Sunday, December 07, 2008

Some Random Thoughts

I happened to be flipping through the channels today and came upon Close Encounters of the Third Kind, right at the point where Richard Dreyfuss is engaged in his manic attempt to sculpt the Devil's Tower formation. In fiction, monomania like his is usually revealed as genius at the end. Another example is Field of Dreams.

Of course, there's also A Beautiful Mind, where we learn that while Nash was brilliant, his conspiracy theorizing represented a manifestation of his insanity, although it was hard to realize at first because the story was presented through his eyes.

Somewhere in between was Mel Gibson's character in Conspiracy Theory, where it was clear that while he'd actually uncovered a genuine conspiracy, he was still something of a fruitcake.

This is a function of how fiction works; after all if we have some nutbar raving about a conspiracy and it turns out not to be true, it's not going to work as fiction--although it can work as fact as in A Beautiful Mind. This is part of what we battle against with the conspiracy theorists, because they are accustomed to movies where the crazy people turn out to be the sane ones.

On a second issue, commenter Joy to the World noted in the comments to the post about the philosophy professor (below this one):

Oh, there are plenty of right wing troofers.

Just that the majority seem to be from the old new left fringe.

And based on your [another commenter's] analysis, "natural" trooferism, at least in web based hostings, should disappear with the Obama Presidency and the economic recession.


I've talked about this several times, but it bears repeating.

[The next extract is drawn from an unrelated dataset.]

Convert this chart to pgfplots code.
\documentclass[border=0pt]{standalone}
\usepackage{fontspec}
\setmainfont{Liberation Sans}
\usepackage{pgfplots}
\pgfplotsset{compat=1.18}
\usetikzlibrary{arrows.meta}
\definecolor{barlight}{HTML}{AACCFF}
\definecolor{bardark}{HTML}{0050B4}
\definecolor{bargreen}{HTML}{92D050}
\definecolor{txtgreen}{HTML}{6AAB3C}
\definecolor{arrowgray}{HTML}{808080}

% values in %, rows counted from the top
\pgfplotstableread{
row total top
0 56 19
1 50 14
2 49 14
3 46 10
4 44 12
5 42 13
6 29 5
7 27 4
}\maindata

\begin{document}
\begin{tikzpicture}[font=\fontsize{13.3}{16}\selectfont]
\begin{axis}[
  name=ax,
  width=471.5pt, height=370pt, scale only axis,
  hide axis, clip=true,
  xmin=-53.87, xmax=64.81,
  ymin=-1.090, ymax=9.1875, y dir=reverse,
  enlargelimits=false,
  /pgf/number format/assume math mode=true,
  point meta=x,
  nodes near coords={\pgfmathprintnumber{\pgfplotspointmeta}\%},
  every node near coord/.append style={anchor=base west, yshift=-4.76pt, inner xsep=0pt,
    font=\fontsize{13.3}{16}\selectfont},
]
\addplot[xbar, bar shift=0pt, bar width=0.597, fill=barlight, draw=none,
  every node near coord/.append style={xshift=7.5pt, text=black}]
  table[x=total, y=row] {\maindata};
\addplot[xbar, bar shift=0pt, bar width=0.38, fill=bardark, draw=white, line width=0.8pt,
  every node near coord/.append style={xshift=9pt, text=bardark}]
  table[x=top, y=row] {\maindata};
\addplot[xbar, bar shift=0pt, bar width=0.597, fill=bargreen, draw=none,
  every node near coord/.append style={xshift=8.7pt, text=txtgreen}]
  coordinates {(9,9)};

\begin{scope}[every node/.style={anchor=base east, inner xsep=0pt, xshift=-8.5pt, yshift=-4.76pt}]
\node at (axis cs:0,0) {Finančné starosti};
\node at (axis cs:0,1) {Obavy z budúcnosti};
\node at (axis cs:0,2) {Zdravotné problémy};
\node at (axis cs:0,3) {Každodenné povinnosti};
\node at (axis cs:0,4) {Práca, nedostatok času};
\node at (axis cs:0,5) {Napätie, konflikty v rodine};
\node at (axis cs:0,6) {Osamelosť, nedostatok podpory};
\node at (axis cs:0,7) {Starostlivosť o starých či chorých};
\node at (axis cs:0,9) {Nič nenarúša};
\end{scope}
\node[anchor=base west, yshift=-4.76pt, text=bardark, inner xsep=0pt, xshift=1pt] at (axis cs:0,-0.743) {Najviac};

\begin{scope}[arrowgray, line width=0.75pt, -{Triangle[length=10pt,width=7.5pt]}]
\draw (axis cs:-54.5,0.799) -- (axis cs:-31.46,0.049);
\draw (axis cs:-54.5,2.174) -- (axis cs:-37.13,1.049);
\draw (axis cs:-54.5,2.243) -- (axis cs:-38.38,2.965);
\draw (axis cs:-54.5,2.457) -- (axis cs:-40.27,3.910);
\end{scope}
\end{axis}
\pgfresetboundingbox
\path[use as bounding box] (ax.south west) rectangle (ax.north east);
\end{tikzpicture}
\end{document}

The left/right split among the Troofers seems to be largely generational. Most of the older "Truthers" are, as JTTW says, part of the old "New Left" fringe. James mentioned that the crowd at the recent David Ray Griffin talk he attended was pretty old; I have noticed that before in various videos that there are a high percentage of grey pony-tails among the men.

Part of this, I suspect, is the resurrection of the paranoid Left. Back in the 1960s and 1970s there was a lot of conspiracy theorizing about the evil gubbermint. Some of it then (as now) was simply misplaced antiwar sentiment. People believed that JFK was killed by the CIA (or LBJ) because he wouldn't support the war in Vietnam, so he had to go. And LBJ supposedly supported the war because his wife owned rubber plantations in Vietnam, or something like that. And if you look at this photo of the bums getting released from the Dallas police, they look just like E. Howard Hunt and Frank Sturgis! It was never very coherent, but of course that didn't matter much when you were smoking a lot of pot (another tie-in).

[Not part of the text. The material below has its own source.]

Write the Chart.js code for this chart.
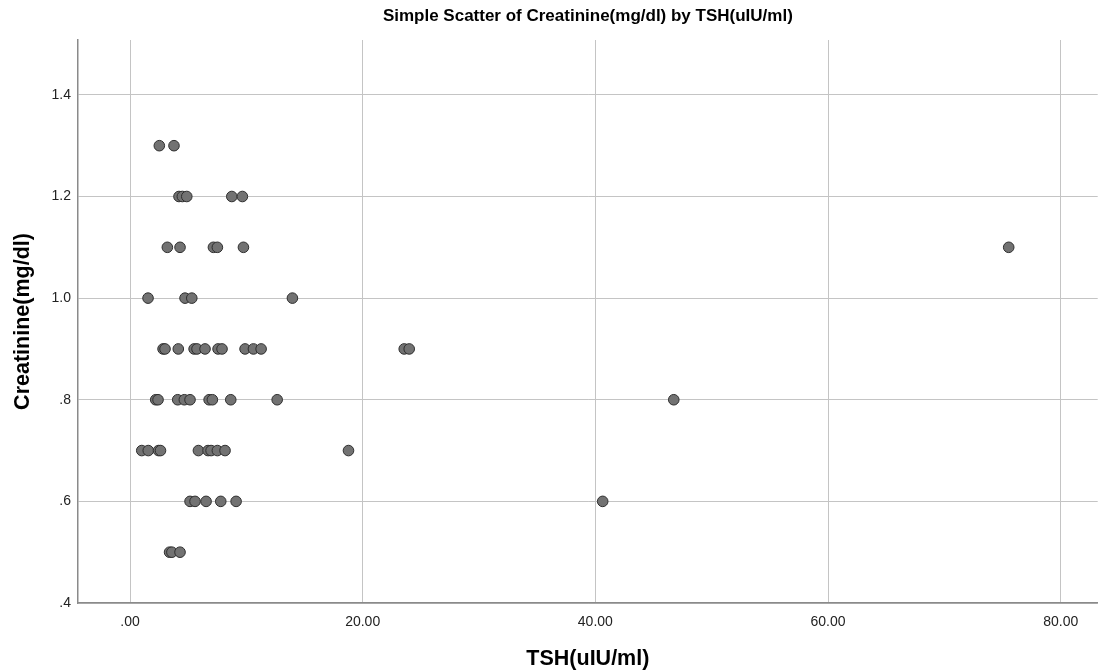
<!DOCTYPE html>
<html>
<head>
<meta charset="utf-8">
<script src="https://cdn.jsdelivr.net/npm/chart.js@4/dist/chart.umd.min.js"></script>
<style>
  html, body { margin: 0; padding: 0; background: #ffffff; }
  #wrap { width: 1104px; height: 672px; }
</style>
</head>
<body>
<div id="wrap"><canvas id="grafico"></canvas></div>
<script>
// valores (TSH x Creatinina)
const tsh = [
  2.52, 3.78,
  4.21, 4.50, 4.88, 8.75, 9.66,
  3.21, 4.30, 7.17, 7.51, 9.75, 75.53,
  1.55, 4.73, 5.31, 13.96,
  2.84, 3.01, 4.15, 5.51, 5.76, 6.45, 7.57, 7.91, 9.89, 10.61, 11.27, 23.57, 24.00,
  2.21, 2.41, 4.10, 4.67, 5.16, 6.80, 7.08, 8.66, 12.65, 46.74,
  1.01, 1.57, 2.45, 2.62, 5.88, 6.71, 6.97, 7.51, 8.17, 18.78,
  5.16, 5.59, 6.54, 7.80, 9.12, 40.63,
  3.40, 3.60, 4.30
];
const creatinina = [
  1.3, 1.3,
  1.2, 1.2, 1.2, 1.2, 1.2,
  1.1, 1.1, 1.1, 1.1, 1.1, 1.1,
  1.0, 1.0, 1.0, 1.0,
  0.9, 0.9, 0.9, 0.9, 0.9, 0.9, 0.9, 0.9, 0.9, 0.9, 0.9, 0.9, 0.9,
  0.8, 0.8, 0.8, 0.8, 0.8, 0.8, 0.8, 0.8, 0.8, 0.8,
  0.7, 0.7, 0.7, 0.7, 0.7, 0.7, 0.7, 0.7, 0.7, 0.7,
  0.6, 0.6, 0.6, 0.6, 0.6, 0.6,
  0.5, 0.5, 0.5
];
const ticksX = [0, 20, 40, 60, 80];
const ticksY = [0.4, 0.6, 0.8, 1.0, 1.2, 1.4];

const fonte = '"Liberation Sans", Arial, sans-serif';

const pontos = tsh.map((x, i) => ({ x: x, y: creatinina[i] }));

new Chart(document.getElementById('grafico'), {
  type: 'scatter',
  data: {
    datasets: [{
      label: 'Creatinine(mg/dl)',
      data: pontos,
      pointRadius: 5.3,
      pointHoverRadius: 5.3,
      backgroundColor: '#727272',
      borderColor: '#2e2e2e',
      borderWidth: 1
    }]
  },
  options: {
    responsive: true,
    maintainAspectRatio: false,
    animation: false,
    layout: { padding: 0 },
    plugins: {
      legend: { display: false },
      tooltip: { enabled: false },
      title: { display: false }
    },
    scales: {
      x: {
        type: 'linear',
        min: -4.47,
        max: 83.18,
        afterFit: s => { s.height = 69; },
        afterBuildTicks: s => { s.ticks = ticksX.map(v => ({ value: v })); },
        border: { color: '#8a8a8a', width: 1.5 },
        grid: { color: '#c4c4c4', lineWidth: 1, drawTicks: false },
        ticks: {
          padding: 11,
          color: '#222222',
          font: { family: fonte, size: 14 },
          callback: v => v === 0 ? '.00' : v.toFixed(2)
        },
        title: {
          display: true,
          text: 'TSH(uIU/ml)',
          color: '#000000',
          font: { family: fonte, size: 21.5, weight: 'bold' },
          padding: { top: 0, bottom: 0 }
        }
      },
      // eixo de cima só para centralizar o título sobre a área do gráfico
      topo: {
        type: 'linear',
        position: 'top',
        display: true,
        afterFit: s => { s.height = 40; },
        border: { display: false },
        grid: { display: false, drawTicks: false },
        ticks: { display: false },
        title: {
          display: true,
          text: 'Simple Scatter of Creatinine(mg/dl) by TSH(uIU/ml)',
          color: '#000000',
          font: { family: fonte, size: 17, weight: 'bold' },
          padding: { top: 6, bottom: 6 }
        }
      },
      y: {
        type: 'linear',
        min: 0.4,
        max: 1.508,
        afterFit: s => { s.width = 78; },
        afterBuildTicks: s => { s.ticks = ticksY.map(v => ({ value: v })); },
        border: { color: '#8a8a8a', width: 1.5 },
        grid: { color: '#c4c4c4', lineWidth: 1, drawTicks: false },
        ticks: {
          padding: 7,
          color: '#222222',
          font: { family: fonte, size: 14 },
          callback: v => v < 1 ? v.toFixed(1).replace('0.', '.') : v.toFixed(1)
        },
        title: {
          display: true,
          text: 'Creatinine(mg/dl)',
          color: '#000000',
          font: { family: fonte, size: 21.5, weight: 'bold' },
          padding: { top: 10, bottom: 10 }
        }
      }
    }
  }
});
</script>
</body>
</html>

This is why there are so many college professors in the Truth Movement (and clustered in the humanities); to a large extent this is where the old "New Left" ensconced itself after The Revolution failed; see Bill Ayers and Bernardine Dohrn for recently noted examples.

The post-Boomer contingent involved with the Troof are much more likely to be (small-l) libertarians or survivalists, a la Alex Jones, Jason Bermas and Luke Rudkowski, although not exclusively; Dylan Avery and Justin Martell have always struck me as liberals, for example.

Right-wingers in the Truth Movement? I can't think of many, although of course the Republican Party does have a libertarian wing. But leaving those aside for the moment, the only 9-11 "Truthers" who arguably are starboard on the traditional right/left axis are the neo-Nazis and anti-Semites.

It's not as if the Right is free of nutbar conspiracy theories; the Clinton Death List nonsense and the whole supposed murder of Ron Brown and Vincent Foster are classic examples from the 1990s. But I suspect that there were few among the Left taken in by that nonsense, just as today's Troofers don't draw much of their support from the Right, for the same reason; conspiracy theories about our guy are nutty and conspiracy theories about their guy are worth investigating.

There are now a couple of rebunking 9-11 conspiracy theory debunking sites popping up. Here's the one that came to my attention. I'm not going to spend a whole lot of time monitoring that effort although I may check in now and again. It's like amusing for a moment or two like a dog chasing its tail, but if we start debunking rebunking 9-11 debunking, where will it all end?

But seriously, if you've got problems with the site, prove us wrong. James B and I have each made mistakes here and when we have we've noted and corrected it. We're here to defend history from the frauds, not perpetuate mistakes.